Of course the “machine votes”—that is, the votes of you and I who go to the polls—really don’t win elections. The absentee votes, the vote-by-mails (VBMs)—hundreds, sometimes thousands of them—harvested from employees, seniors and subsidized-housing tenants—these are what decide elections.
And in the election of November 6, 2012, once those votes were counted, the pro-tenant lead had mysteriously slimmed from 560 to just 52 votes. Close, yes.
But we still won.
But MSTA is nothing if not a bunch of very sore losers. Mile Square Taxpayers Association (Hoboken’s notorious big-landlords group) has taken—yet again—to the courts (here is a PDF of their embarrassingly shoddy brief) to attempt to do there what they couldn’t do at the polls—even after having been granted the gift of an extended deadline for submission of VBMs by an extra thirteen days, until Friday, Nov. 19th.
MSTA’s attorneys—Sean Smith and Charles Gormally—now contend that the vote should be overturned because (1) the sample ballots were sent out too late; and (2) the Hudson County Clerk improperly rejected, they say, more than 53 valid VBMs that supposedly voted in favor of Hoboken Public Question No. 2.
We say, “bull.”
We have to ask: How does MSTA know how people voted? Have they seen these absentee ballots? And if they have—why, how have they been given access to voter’s confidential ballots?
Maybe they know because they recognize the names and they know what they paid—X number of dollars for X number of “yes” votes—and the math isn’t adding up. Oh, but wait—that sort of thing could never happen in Hoboken, could it?
How many times will they get away with trying to steal this election?
First they word the ballot question so that people would think it protects rent control rather than destroys it.
Then they manipulate the timing of the court proceedings on the subject of the wording so as to ensure that the tenants don’t have a real voice in the matter.
Then they hand out flyers urging tenants to vote yes on question 2 because it supposedly protects them (even though it puts them in extreme danger of losing their homes).
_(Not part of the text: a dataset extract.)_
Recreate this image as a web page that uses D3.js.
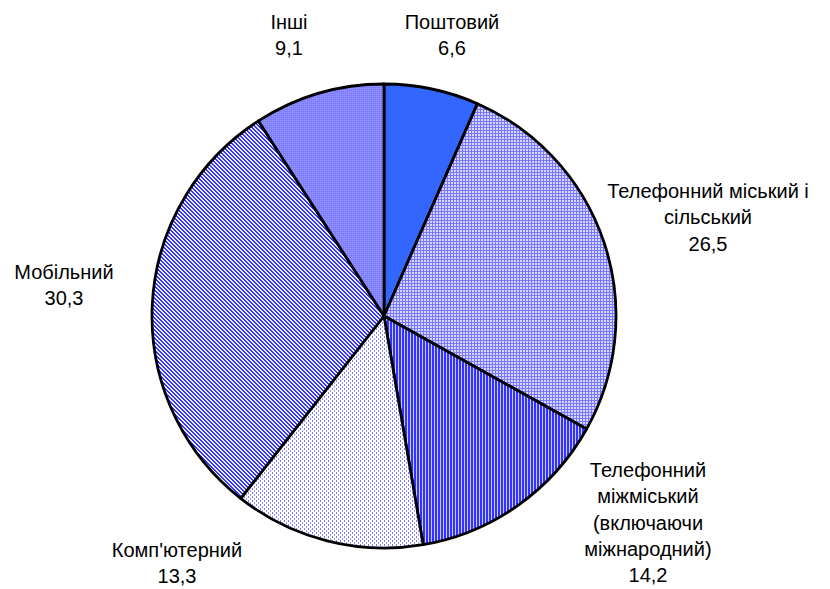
<!DOCTYPE html>
<html>
<head>
<meta charset="utf-8">
<script src="https://cdn.jsdelivr.net/npm/d3@7"></script>
<style>
  body { margin: 0; background: #fff; }
  svg text { font-family: "Liberation Sans", Arial, sans-serif; font-size: 20px; fill: #000; }
</style>
</head>
<body>
<div class="chart"></div>
<script>
// data
const categories = ['Поштовий', 'Телефонний міський і сільський', 'Телефонний міжміський (включаючи міжнародний)', "Комп'ютерний", 'Мобільний', 'Інші'];
const values = [6.6, 26.5, 14.2, 13.3, 30.3, 9.1];
const valueLabels = ['6,6', '26,5', '14,2', '13,3', '30,3', '9,1'];
const labelLines = [
    ['Поштовий'],
    ['Телефонний міський і', 'сільський'],
    ['Телефонний', 'міжміський', '(включаючи', 'міжнародний)'],
    ["Комп'ютерний"],
    ['Мобільний'],
    ['Інші']
];
const labelPos = [[452, 22], [708, 191], [648, 470], [177, 550], [64, 272], [289, 22]];

const width = 830, height = 589;
const cx = 384, cy = 316, radius = 232;

const svg = d3.select('.chart').append('svg')
    .attr('width', width)
    .attr('height', height);

const defs = svg.append('defs');

// fill patterns, one per slice (Excel style)
function makePattern(id, size, bg, pixels) {
    const p = defs.append('pattern')
        .attr('id', id)
        .attr('patternUnits', 'userSpaceOnUse')
        .attr('width', size[0])
        .attr('height', size[1]);
    p.append('rect').attr('width', size[0]).attr('height', size[1]).attr('fill', bg)
        .attr('shape-rendering', 'crispEdges');
    pixels.forEach(function(d) {
        p.append('rect')
            .attr('x', d[0]).attr('y', d[1])
            .attr('width', d[2]).attr('height', d[3])
            .attr('fill', d[4])
            .attr('shape-rendering', 'crispEdges');
    });
    return 'url(#' + id + ')';
}

const fills = [
    '#3366ff',
    makePattern('p1', [3, 3], '#d6d6ff', [[0, 0, 3, 1, '#7777ff'], [0, 0, 1, 3, '#7777ff']]),
    makePattern('p2', [3, 1], '#ccccff', [[0, 0, 2, 1, '#3333ff']]),
    makePattern('p3', [4, 4], '#ffffff', [[0, 0, 1, 2, '#7777ff'], [2, 2, 1, 2, '#9999ff']]),
    makePattern('p4', [4, 4], '#eeeeff', [
        [0, 0, 2, 1, '#3333ff'], [1, 1, 2, 1, '#3333ff'], [2, 2, 2, 1, '#3333ff'],
        [3, 3, 1, 1, '#3333ff'], [0, 3, 1, 1, '#3333ff']]),
    makePattern('p5', [2, 2], '#8080ff', [[0, 0, 1, 1, '#9999ff']])
];

const pie = d3.pie().sort(null).value(function(d) { return d; });
const arc = d3.arc().innerRadius(0).outerRadius(radius);

const g = svg.append('g').attr('transform', 'translate(' + cx + ',' + cy + ')');

g.selectAll('path')
    .data(pie(values))
    .enter()
    .append('path')
    .attr('d', arc)
    .attr('fill', function(d, i) { return fills[i]; })
    .attr('stroke', '#000')
    .attr('stroke-width', 2.8)
    .attr('stroke-linejoin', 'round');

// labels: category lines then value
const lab = svg.append('g');
categories.forEach(function(c, i) {
    const lines = labelLines[i].concat([valueLabels[i]]);
    const t = lab.append('text')
        .attr('text-anchor', 'middle')
        .attr('x', labelPos[i][0])
        .attr('y', labelPos[i][1] + 7);
    lines.forEach(function(l, j) {
        t.append('tspan')
            .attr('x', labelPos[i][0])
            .attr('dy', j === 0 ? 0 : 26.3)
            .text(l);
    });
});
</script>
</body>
</html>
Then, after they lose the election, they go to court to try to undo the democratic process.
In an attempt to defend the votes of 8,248 resident Hoboken voters, tenant activist and campaign manager for Hoboken Fair Housing Association, Cheryl Fallick, filed, pro se, a motion to intervene and dismiss (PDF) this ridiculous case with a brief so well written that Judge Christine Farrington actually complimented her on it and her arguments, but then dismissed her motion and denied her from having any presence at the next hearing because, in the judge’s view, Ms. Fallick had no “unique stake” in the legal challenge.
Matt Shapiro of the New Jersey Tenants Organization had this to say about the Judge’s ruling:
Consider, if you will, the analogous situation of a losing candidate for office who files a legal challenge to the election result. Would any judge even think twice about allowing the winning candidate to become a party to the case? Not in a million years. Prohibiting Ms. Fallick from becoming a party in this case is a clear miscarriage of justice.